Gels over flashes wasn’t LSI’s idea. The only relationship it has to “Lomography” is that LSI built a piece of crap and charges way too much money for it, just like they do for the rest of their range.
the camera is good. i found it @ a store called urban outfitters for $25… if you can get that kind of deal go for it.
I have made my own cheap Colorsplash imitations with good results, but the Colorsplash has a few features that make it a good choice for lomography. First, it’s fast and easy to change the gels over the flash. The most efficient way I came up with for filtering the flash on my Colorsplash imitations was to use a rubber band to hold the filters in place. Even then, changing filters is much faster on the Colorsplash, so it makes it more likely that you will use a variety of colors in your shots and might even give you the opportunity to make a shot that you might have otherwise missed because you were messing with the filters.

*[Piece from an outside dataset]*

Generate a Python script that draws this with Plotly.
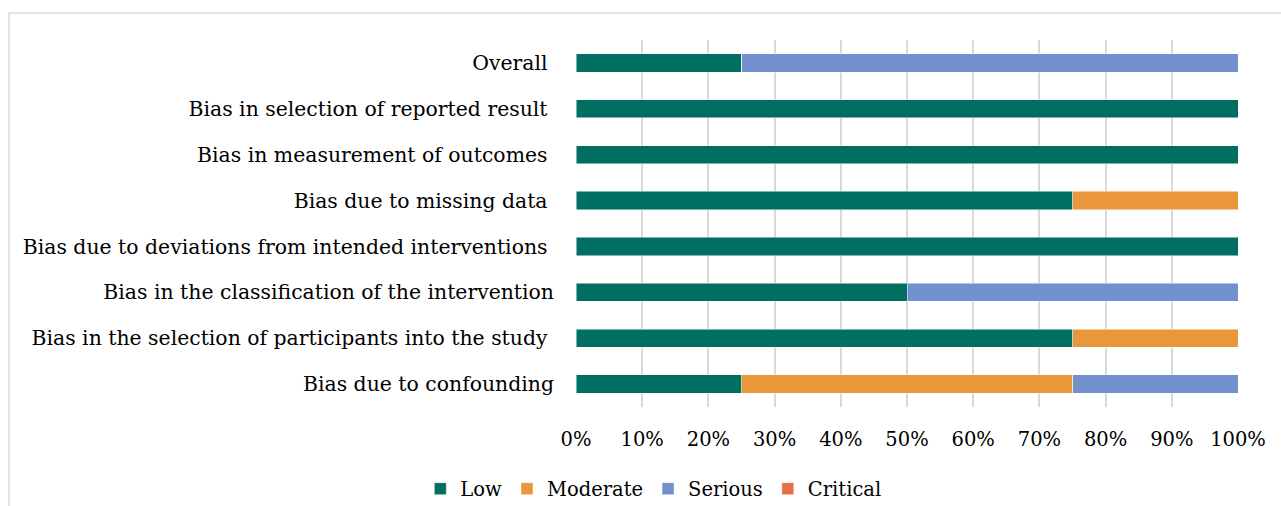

Second, it has a “B” setting. It is very hard to find a cheap camera with a “B” shutter setting. Third, it uses “Rear Curtain” synchronization for the flash when used with the “B” setting. It’s very hard to find any camera, cheap or expensive, film or digital, with “Rear Curtain” synchronization. As with all Lomographic Society cameras, it’s possible to get similar results with other cameras or digital manipulation, but it’s often difficult, time-consuming, or expensive.